▶ EXERCISE AIM
Output the full listing below exactly as it reads, and skip anything that is a picture.

▶ INFORMATION SUPPLIED
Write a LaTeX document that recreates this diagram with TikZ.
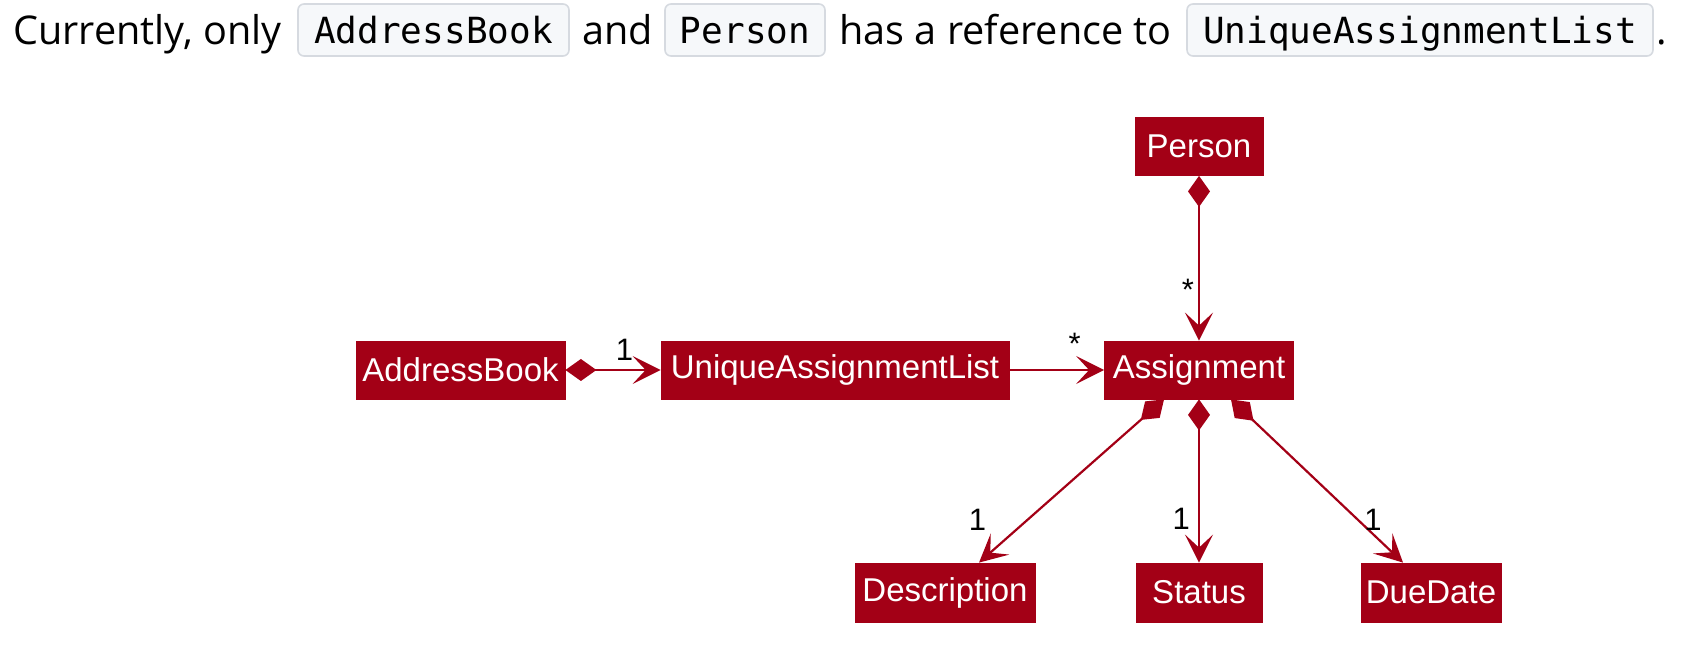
\documentclass[tikz,border=0pt]{standalone}
\usepackage{fontspec}
\setmainfont{Open Sans}
\setmonofont{DejaVu Sans Mono}
\newfontfamily\umlfont{Liberation Sans}
\usetikzlibrary{arrows.meta, positioning}

\definecolor{umlred}{RGB}{163,0,22}
\definecolor{codebg}{RGB}{246,248,250}
\definecolor{codeline}{RGB}{214,218,224}

\tikzset{
	cls/.style={fill=umlred, draw=umlred, text=white, inner sep=0pt,
		minimum height=29pt, font=\umlfont\fontsize{16.5}{20}\selectfont},
	comp/.style={draw=umlred, line width=1.1pt,
		{Diamond[length=15.5pt, width=11pt]}-{Stealth[length=14pt, width=14pt, inset=6.5pt]}},
	assoc/.style={draw=umlred, line width=1.1pt,
		-{Stealth[length=14pt, width=14pt, inset=6.5pt]}},
	mult/.style={font=\umlfont\fontsize{15.5}{18}\selectfont, inner sep=1pt, text=black},
	codebox/.style={draw=codeline, fill=codebg, rounded corners=3pt, line width=0.8pt,
		minimum height=26pt, inner sep=0pt, text height=16pt, text depth=2pt,
		font=\ttfamily\fontsize{18}{22}\selectfont},
	prose/.style={anchor=base west, inner sep=0pt, font=\fontsize{19.8}{24}\selectfont}
}

\begin{document}
\begin{tikzpicture}[x=0.5pt, y=-0.5pt]
	\useasboundingbox (0,0) rectangle (1696,646);
	
	% --- sentence above the diagram ---
	\node[prose] (t1) at (13,45) {Currently, only};
	\node[codebox, minimum width=135.5pt] (c1) at (433.5,30) {AddressBook};
	\node[prose] (t2) at (582,45) {and};
	\node[codebox, minimum width=80pt] (c2) at (745,30) {Person};
	\node[prose] (t3) at (839,45) {has a reference to};
	\node[codebox, minimum width=233pt] (c3) at (1420,30) {UniqueAssignmentList};
	\node[prose] (t4) at (1656,45) {.};
	
	% --- classes ---
	\node[cls, minimum width=64pt] (person) at (1199,146.5) {Person};
	\node[cls, minimum width=104.5pt] (addressbook) at (460.5,370) {AddressBook};
	\node[cls, minimum width=174pt] (ual) at (835,370) {UniqueAssignmentList};
	\node[cls, minimum width=94.5pt] (assignment) at (1199,370) {Assignment};
	\node[cls, minimum width=90pt, minimum height=29.5pt] (description) at (945,592.5) {Description};
	\node[cls, minimum width=63pt, minimum height=29.5pt] (status) at (1199,592.5) {Status};
	\node[cls, minimum width=70pt, minimum height=29.5pt] (duedate) at (1431,592.5) {DueDate};
	
	% --- associations ---
	\draw[comp] (addressbook.east) -- (ual.west) node[mult, pos=0.62, above=3pt] {1};
	\draw[assoc] (ual.east) -- (assignment.west) node[mult, pos=0.69, above=6pt] {*};
	\draw[comp] (person.south) -- (assignment.north) node[mult, pos=0.69, left=1pt] {*};
	
	% Assignment owns its fields
	\draw[comp] ([xshift=-17.5pt]assignment.south) -- ([xshift=17pt]description.north)
		node[mult, pos=0.74, left=19pt] {1};
	\draw[comp] (assignment.south) -- (status.north) node[mult, pos=0.73, left=3pt] {1};
	\draw[comp] ([xshift=16pt]assignment.south) -- ([xshift=-14pt]duedate.north)
		node[mult, pos=0.74, right=1.5pt] {1};
	
\end{tikzpicture}
\end{document}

▶ RESPONSE
Write a LaTeX document that recreates this diagram with TikZ.
\documentclass[tikz,border=0pt]{standalone}
\usepackage{fontspec}
\setmainfont{Open Sans}
\setmonofont{DejaVu Sans Mono}
\newfontfamily\umlfont{Liberation Sans}
\usetikzlibrary{arrows.meta, positioning}

\definecolor{umlred}{RGB}{163,0,22}
\definecolor{codebg}{RGB}{246,248,250}
\definecolor{codeline}{RGB}{214,218,224}

\tikzset{
	cls/.style={fill=umlred, draw=umlred, text=white, inner sep=0pt,
		minimum height=29pt, font=\umlfont\fontsize{16.5}{20}\selectfont},
	comp/.style={draw=umlred, line width=1.1pt,
		{Diamond[length=15.5pt, width=11pt]}-{Stealth[length=14pt, width=14pt, inset=6.5pt]}},
	assoc/.style={draw=umlred, line width=1.1pt,
		-{Stealth[length=14pt, width=14pt, inset=6.5pt]}},
	mult/.style={font=\umlfont\fontsize{15.5}{18}\selectfont, inner sep=1pt, text=black},
	codebox/.style={draw=codeline, fill=codebg, rounded corners=3pt, line width=0.8pt,
		minimum height=26pt, inner sep=0pt, text height=16pt, text depth=2pt,
		font=\ttfamily\fontsize{18}{22}\selectfont},
	prose/.style={anchor=base west, inner sep=0pt, font=\fontsize{19.8}{24}\selectfont}
}

\begin{document}
\begin{tikzpicture}[x=0.5pt, y=-0.5pt]
	\useasboundingbox (0,0) rectangle (1696,646);
	
	% --- sentence above the diagram ---
	\node[prose] (t1) at (13,45) {Currently, only};
	\node[codebox, minimum width=135.5pt] (c1) at (433.5,30) {AddressBook};
	\node[prose] (t2) at (582,45) {and};
	\node[codebox, minimum width=80pt] (c2) at (745,30) {Person};
	\node[prose] (t3) at (839,45) {has a reference to};
	\node[codebox, minimum width=233pt] (c3) at (1420,30) {UniqueAssignmentList};
	\node[prose] (t4) at (1656,45) {.};
	
	% --- classes ---
	\node[cls, minimum width=64pt] (person) at (1199,146.5) {Person};
	\node[cls, minimum width=104.5pt] (addressbook) at (460.5,370) {AddressBook};
	\node[cls, minimum width=174pt] (ual) at (835,370) {UniqueAssignmentList};
	\node[cls, minimum width=94.5pt] (assignment) at (1199,370) {Assignment};
	\node[cls, minimum width=90pt, minimum height=29.5pt] (description) at (945,592.5) {Description};
	\node[cls, minimum width=63pt, minimum height=29.5pt] (status) at (1199,592.5) {Status};
	\node[cls, minimum width=70pt, minimum height=29.5pt] (duedate) at (1431,592.5) {DueDate};
	
	% --- associations ---
	\draw[comp] (addressbook.east) -- (ual.west) node[mult, pos=0.62, above=3pt] {1};
	\draw[assoc] (ual.east) -- (assignment.west) node[mult, pos=0.69, above=6pt] {*};
	\draw[comp] (person.south) -- (assignment.north) node[mult, pos=0.69, left=1pt] {*};
	
	% Assignment owns its fields
	\draw[comp] ([xshift=-17.5pt]assignment.south) -- ([xshift=17pt]description.north)
		node[mult, pos=0.74, left=19pt] {1};
	\draw[comp] (assignment.south) -- (status.north) node[mult, pos=0.73, left=3pt] {1};
	\draw[comp] ([xshift=16pt]assignment.south) -- ([xshift=-14pt]duedate.north)
		node[mult, pos=0.74, right=1.5pt] {1};
	
\end{tikzpicture}
\end{document}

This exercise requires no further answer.